Abstract

Aiming to address the antimicrobial resistance and environmental burdens because of the widespread indulgence in biocides, a synthetic formula of biocides with controllable antibacterial activities and biodegradable characters are encouraged for the emergence of a novel spectrum of green biocides. In this respect, a polymeric antimicrobial catiomer, with the polymeric backbone sequentially attached with the functional cationic moieties and lipophilic moieties is synthesized. The striking antibacterial potency is achieved for treatment of both amoxicillin (AMO)-resistant Gram-positive S. aureus and Gram-negative E. coli. Moreover, the anionic aggregation-induced emission (AIE) compound is strategically introduced into the aforementioned polymeric antibacterial system, consequently employed as a facile reporter for the utility of bacteria detection based on the electrostatic reaction of anionic species in the bacterial membrane with the cationic polymeric antibacterials to liberate the anionic AIE compound.
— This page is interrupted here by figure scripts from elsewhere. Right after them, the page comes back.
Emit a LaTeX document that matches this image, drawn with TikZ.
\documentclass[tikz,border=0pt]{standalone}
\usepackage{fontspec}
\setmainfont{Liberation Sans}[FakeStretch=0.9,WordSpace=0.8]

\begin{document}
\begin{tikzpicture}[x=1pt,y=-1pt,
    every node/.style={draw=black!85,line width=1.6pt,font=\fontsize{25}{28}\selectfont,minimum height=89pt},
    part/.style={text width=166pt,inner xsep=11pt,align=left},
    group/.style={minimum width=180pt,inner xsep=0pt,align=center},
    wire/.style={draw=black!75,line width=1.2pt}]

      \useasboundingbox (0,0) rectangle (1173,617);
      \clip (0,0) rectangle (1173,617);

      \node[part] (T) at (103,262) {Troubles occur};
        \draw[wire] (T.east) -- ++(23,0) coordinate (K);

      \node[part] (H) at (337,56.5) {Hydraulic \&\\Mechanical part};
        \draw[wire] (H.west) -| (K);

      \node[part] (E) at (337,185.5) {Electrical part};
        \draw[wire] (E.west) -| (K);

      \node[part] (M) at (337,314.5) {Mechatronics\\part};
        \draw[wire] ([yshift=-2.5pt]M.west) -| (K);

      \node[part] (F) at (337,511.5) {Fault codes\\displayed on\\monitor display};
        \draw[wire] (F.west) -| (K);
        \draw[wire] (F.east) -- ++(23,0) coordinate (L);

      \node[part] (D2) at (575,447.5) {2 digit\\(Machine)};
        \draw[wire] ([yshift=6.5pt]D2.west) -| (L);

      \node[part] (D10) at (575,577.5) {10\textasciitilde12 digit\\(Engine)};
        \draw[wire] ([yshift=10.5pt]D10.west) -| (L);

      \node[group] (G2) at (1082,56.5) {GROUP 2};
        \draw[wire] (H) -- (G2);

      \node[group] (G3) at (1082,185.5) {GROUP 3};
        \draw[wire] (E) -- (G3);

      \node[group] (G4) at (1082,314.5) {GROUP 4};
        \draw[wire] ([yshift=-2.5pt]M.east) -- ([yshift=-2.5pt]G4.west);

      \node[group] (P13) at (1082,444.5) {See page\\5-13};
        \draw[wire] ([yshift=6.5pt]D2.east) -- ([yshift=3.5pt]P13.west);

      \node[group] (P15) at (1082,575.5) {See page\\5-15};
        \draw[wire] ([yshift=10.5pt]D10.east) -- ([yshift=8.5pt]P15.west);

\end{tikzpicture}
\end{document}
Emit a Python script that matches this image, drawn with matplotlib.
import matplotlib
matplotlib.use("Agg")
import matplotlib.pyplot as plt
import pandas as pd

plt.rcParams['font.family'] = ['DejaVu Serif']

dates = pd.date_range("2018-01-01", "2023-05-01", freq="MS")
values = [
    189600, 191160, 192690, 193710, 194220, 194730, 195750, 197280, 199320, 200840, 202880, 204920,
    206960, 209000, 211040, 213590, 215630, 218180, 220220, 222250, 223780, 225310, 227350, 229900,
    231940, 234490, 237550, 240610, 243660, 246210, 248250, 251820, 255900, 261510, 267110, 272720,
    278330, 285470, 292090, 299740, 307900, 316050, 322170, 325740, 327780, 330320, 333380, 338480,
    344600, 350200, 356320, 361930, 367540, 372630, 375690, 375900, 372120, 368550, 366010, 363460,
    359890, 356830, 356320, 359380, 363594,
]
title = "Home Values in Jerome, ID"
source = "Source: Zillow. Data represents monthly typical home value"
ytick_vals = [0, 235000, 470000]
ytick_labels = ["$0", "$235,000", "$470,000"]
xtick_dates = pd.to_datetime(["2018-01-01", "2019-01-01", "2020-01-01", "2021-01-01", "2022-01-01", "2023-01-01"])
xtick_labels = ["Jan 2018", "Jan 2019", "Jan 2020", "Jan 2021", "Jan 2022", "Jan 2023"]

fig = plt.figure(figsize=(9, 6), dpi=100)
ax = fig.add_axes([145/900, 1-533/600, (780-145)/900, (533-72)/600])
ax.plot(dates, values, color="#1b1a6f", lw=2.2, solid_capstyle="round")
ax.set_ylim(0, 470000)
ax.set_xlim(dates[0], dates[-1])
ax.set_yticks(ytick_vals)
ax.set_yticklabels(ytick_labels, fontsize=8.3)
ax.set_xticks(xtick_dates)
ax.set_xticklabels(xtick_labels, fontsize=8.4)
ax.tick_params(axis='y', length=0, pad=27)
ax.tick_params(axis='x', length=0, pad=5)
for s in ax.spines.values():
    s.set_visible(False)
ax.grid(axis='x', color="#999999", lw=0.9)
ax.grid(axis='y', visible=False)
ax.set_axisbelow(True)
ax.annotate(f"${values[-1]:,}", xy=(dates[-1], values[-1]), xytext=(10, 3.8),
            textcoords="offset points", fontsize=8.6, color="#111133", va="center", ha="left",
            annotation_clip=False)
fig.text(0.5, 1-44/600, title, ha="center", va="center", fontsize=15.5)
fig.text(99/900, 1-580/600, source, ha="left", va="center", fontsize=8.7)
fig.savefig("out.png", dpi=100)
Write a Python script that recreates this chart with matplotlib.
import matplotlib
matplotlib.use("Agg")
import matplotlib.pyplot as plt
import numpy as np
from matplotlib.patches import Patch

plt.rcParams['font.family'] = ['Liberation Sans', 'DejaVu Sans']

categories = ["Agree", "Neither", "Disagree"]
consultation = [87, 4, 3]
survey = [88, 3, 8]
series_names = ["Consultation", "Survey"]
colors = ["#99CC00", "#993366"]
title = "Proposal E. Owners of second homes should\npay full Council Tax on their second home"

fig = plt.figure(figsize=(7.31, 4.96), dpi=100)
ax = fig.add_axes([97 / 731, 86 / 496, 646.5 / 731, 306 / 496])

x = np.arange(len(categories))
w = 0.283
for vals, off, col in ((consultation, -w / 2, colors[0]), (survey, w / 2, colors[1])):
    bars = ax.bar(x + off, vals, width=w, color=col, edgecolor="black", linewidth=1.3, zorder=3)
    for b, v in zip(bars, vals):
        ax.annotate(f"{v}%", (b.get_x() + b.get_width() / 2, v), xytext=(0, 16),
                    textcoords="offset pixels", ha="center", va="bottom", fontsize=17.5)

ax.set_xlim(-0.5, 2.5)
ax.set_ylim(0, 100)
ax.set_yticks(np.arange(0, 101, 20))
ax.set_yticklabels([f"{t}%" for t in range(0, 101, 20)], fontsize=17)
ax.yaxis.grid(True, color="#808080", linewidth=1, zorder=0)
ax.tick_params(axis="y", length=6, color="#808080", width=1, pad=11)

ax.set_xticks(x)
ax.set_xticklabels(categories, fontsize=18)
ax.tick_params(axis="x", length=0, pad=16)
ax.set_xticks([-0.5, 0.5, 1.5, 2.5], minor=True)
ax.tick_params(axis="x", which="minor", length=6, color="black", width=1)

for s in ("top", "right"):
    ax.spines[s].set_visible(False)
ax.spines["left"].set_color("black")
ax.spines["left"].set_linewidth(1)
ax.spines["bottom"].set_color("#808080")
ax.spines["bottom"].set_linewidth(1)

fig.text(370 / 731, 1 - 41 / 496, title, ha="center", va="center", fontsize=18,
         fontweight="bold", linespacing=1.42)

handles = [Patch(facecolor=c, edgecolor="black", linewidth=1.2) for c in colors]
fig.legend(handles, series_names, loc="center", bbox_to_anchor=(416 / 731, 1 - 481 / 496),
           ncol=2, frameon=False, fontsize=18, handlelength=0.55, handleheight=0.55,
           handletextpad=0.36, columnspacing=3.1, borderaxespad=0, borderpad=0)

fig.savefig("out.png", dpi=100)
Ultimately, the proposed system is determined to afford appreciable temporal antibacterial potency by virtue of the readily available cleavage of the ester linkage in the presence of lipase, thereby eliminating the possibility of the antimicrobial resistance and environmental burdens. Hence, the proposed system provided a bottom-up approach for construction of an intriguing green antibacterial molecule.